S Mittal, P Garg, S Verma, A Narang, S Aggarwal, J Singh, K Kaushik, V Singh Rathee, H Ranga
cystic artery, pseudobilobed gall bladder
S Mittal, P Garg, S Verma, A Narang, S Aggarwal, J Singh, K Kaushik, V Singh Rathee, H Ranga. Aberrant Cystic Artery Causing Pseudo-Bilobed Gall Bladder: An Unknown Entity . The Internet Journal of Gastroenterology. 2013 Volume 13 Number 1.
The cystic artery can have variable origin, the right cystic artery being the most common. In addition, its course can also follow diverse paths often in close proximity to the common bile duct. This report presents a course of the cystic artery encountered during open cholecystectomy that has not been reported prviously in the literature. The cystic artery was unusually long and crossing across the middle of the gall bladder giving it a pseudobilobed appearance. This rare variant is reported to enhance knowledge on spectrum of cystic artery anomalies
The topographic anatomy of the hepatobiliary arterial system and their anomalous origins and courses should be kept in mind during hepatobiliary surgeries such as laparoscopic or open cholecystectomy. Prior knowledge of any rare anomaly is essential for reducing the incidence of intraoperative complications. The cystic artery is known to exhibit variations in its origin, course and branching pattern
The normal cystic artery arises from the right hepatic artery in the calot’s triangle in the cysto hepatic angle immediately to the right of common hepatic duct . After it has passed behind common hepatic duct and anterior to the cystic duct it reaches the superior aspect of the neck of gallbladder to divide in to superficial and deep branches.1,2 Some times there can be more than one cystic artery supplying the gallbladder. And rarely it may also arise from other arteries like left hepatic artery, accessory right hepatic artery, superior mesenteric artery, hepatic artery proper, gastro duodenal artery, retroduodenal and superior pancreatoduodenal arteries.3,4. A long cystic artery coursing across middle of gall bladder is not described in literature.

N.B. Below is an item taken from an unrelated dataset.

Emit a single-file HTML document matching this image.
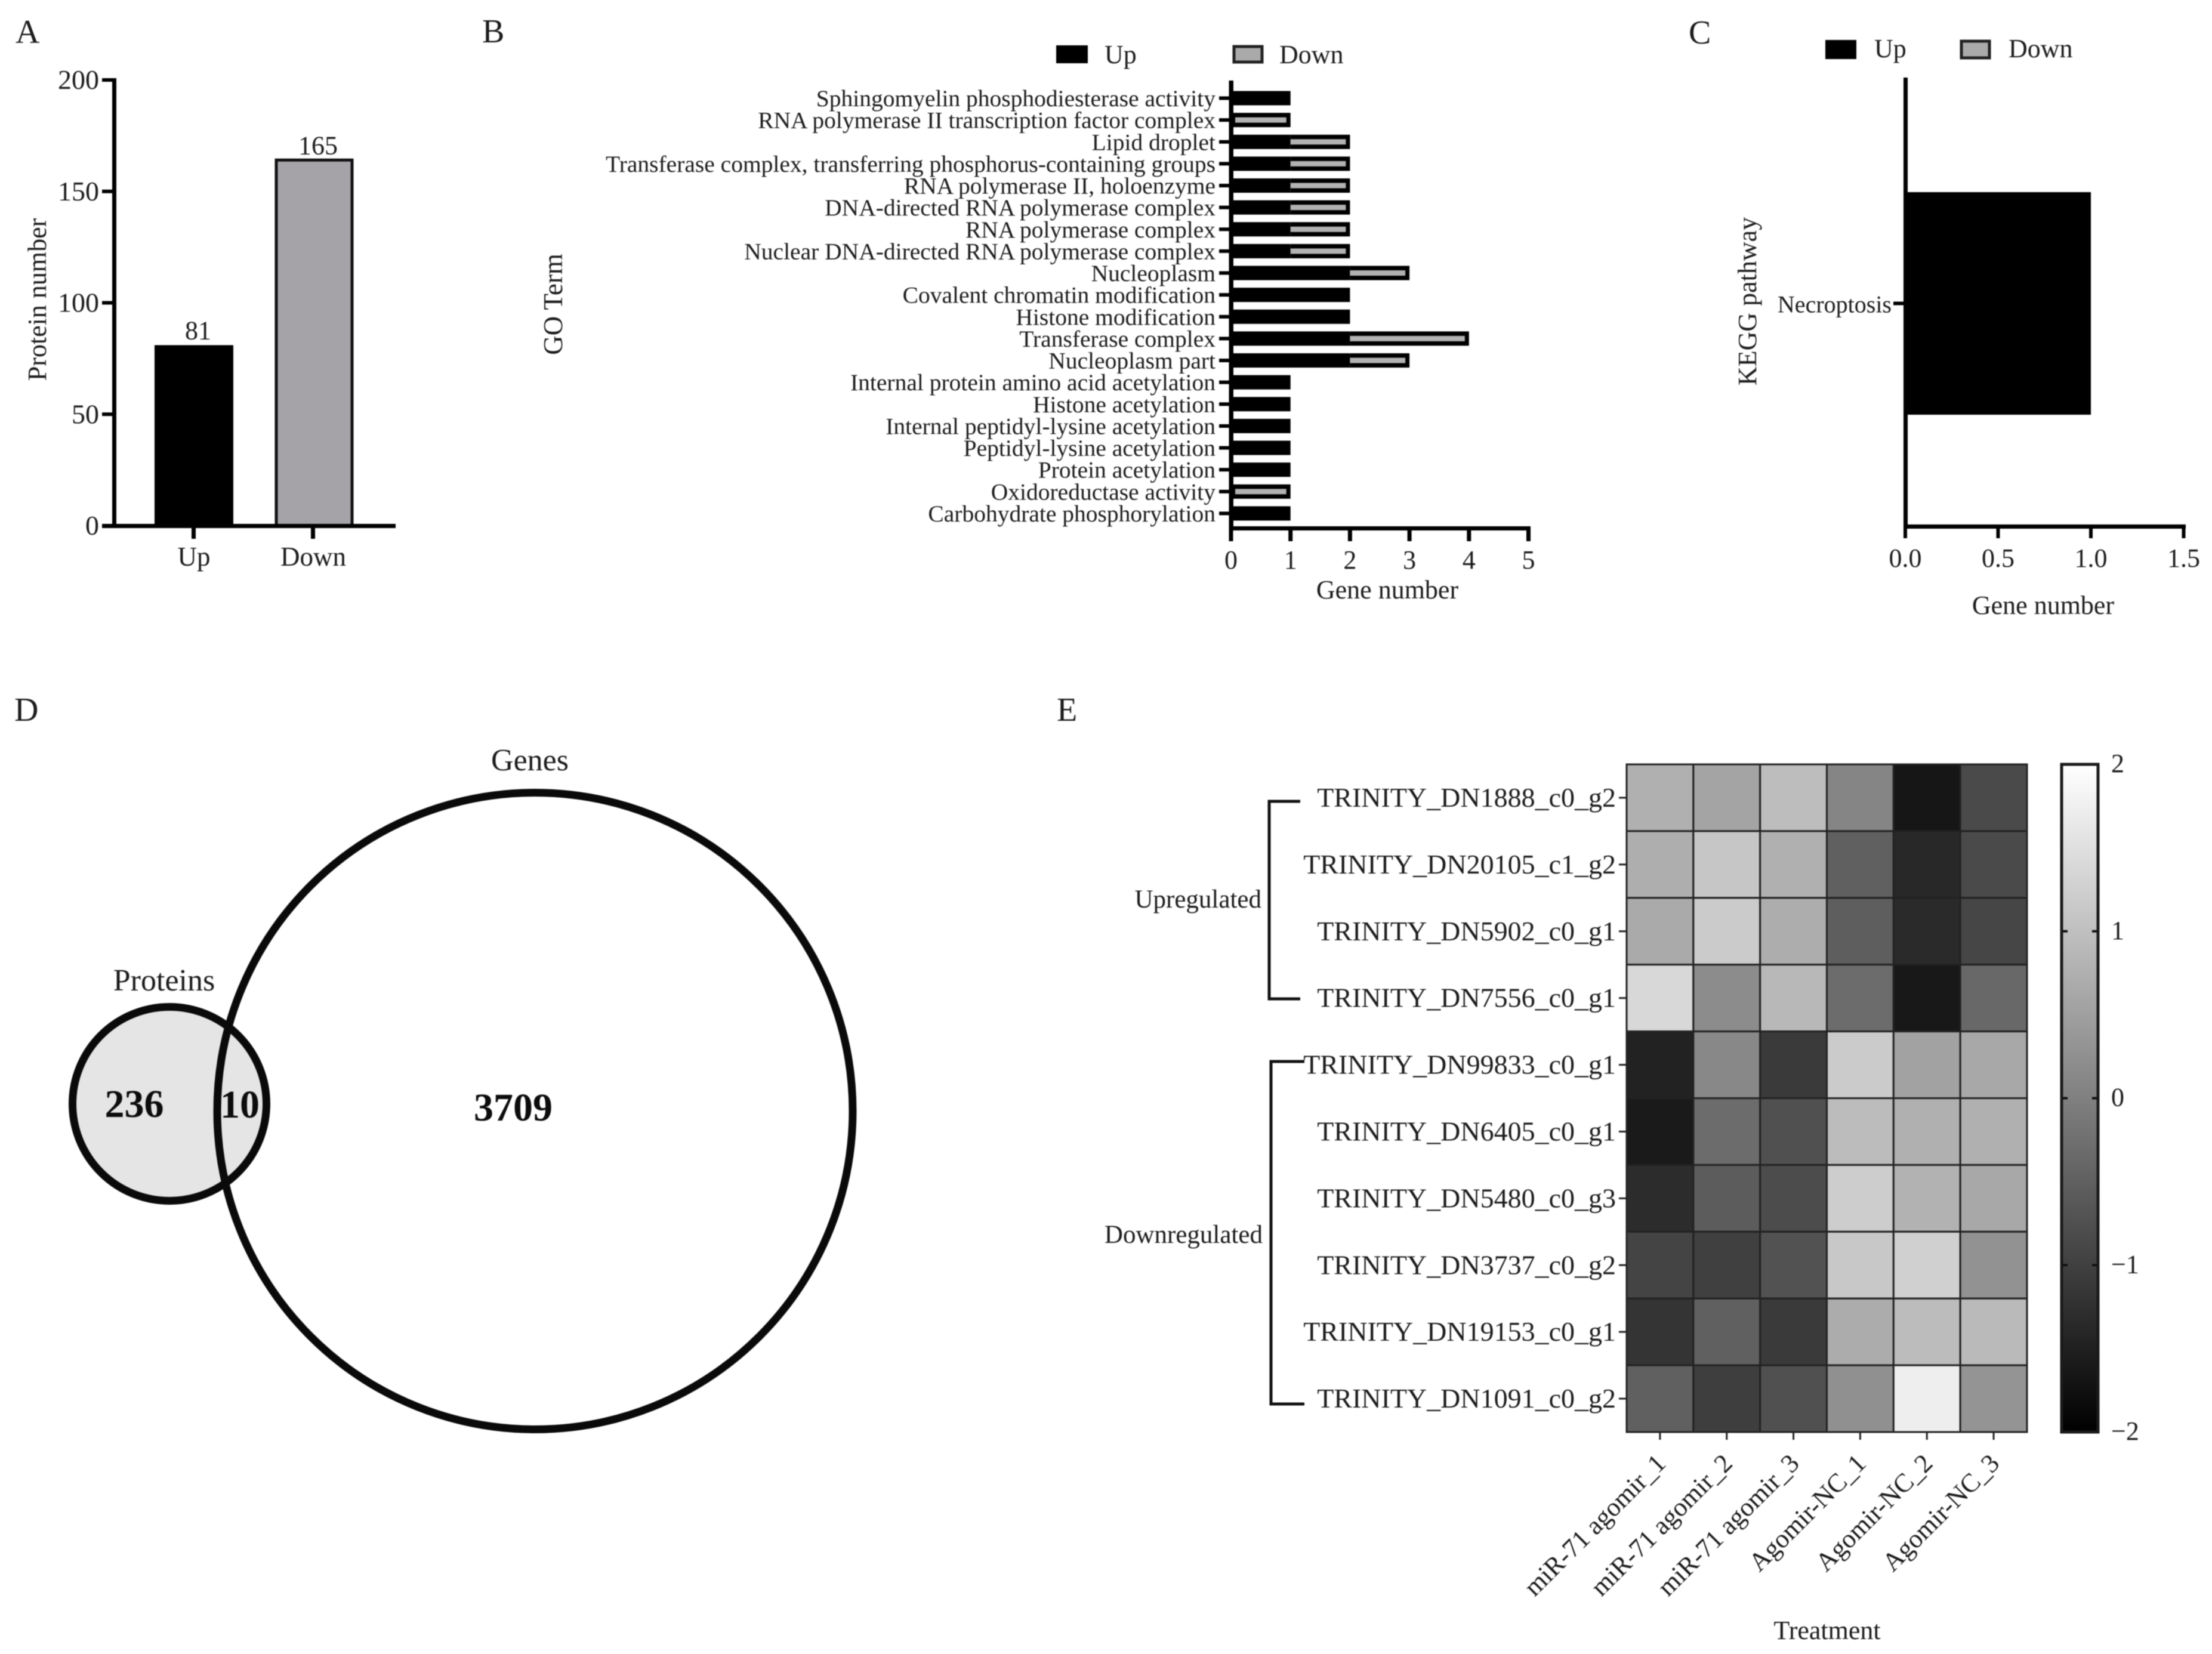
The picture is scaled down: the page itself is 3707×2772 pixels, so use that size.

A 50 year old male was admitted with diagnosis of cholelithiasis. During open surgery a bilobed gall bladder was found. Further meticulous dissection revealed that appearance of two lobes was actually due to a long cystic artery, running across the middle of the gall bladder and causing narrowing of body of the gall bladder (Figure 1). Both the lobes were packed with mixed stones. Cystic artery and duct were ligated and cut, while removing the gall bladder from the liver bed, a small accessory duct was encountered which was ligated. The patient had an eventless postoperative recovery
Anatomic variations in and around Calot’s triangle are frequent involving biliary tree and cystic artery and we found them in 20%-50% of patients.5,6 Therefore, careful blunt dissection of Calot’s triangle is necessary for both open and laparoscopic cholecystectomy The cystic artery presents an unusually high degree of variability not only in its origin or number but also in its course to gallbladder. It is of utmost surgical importance as it is always ligated during cholecystectomy irrespective of its origin & course. In the present case the cystic artery was originating from right hepatic artery but having a long curved course, running across middle of gall bladder causing a sort of narrowing of body of gall bladder giving rise to false appearance of bilobed gall bladder and constricting it. The course across body of gall bladder causing narrowing was possibly responsible for prolonged stasis of bile leading to formation of gall stones. The active pathology may be considered akin to aberrant vessel causing hydronephrosis in kidney
Aberrant course of cystic artery across the body of the gall bladder can be considered akin to what is seen in hydronephrosis due to aberrant vessel. This very well explains prolonged stasis of bile as a pathogenetic factor for stone formation.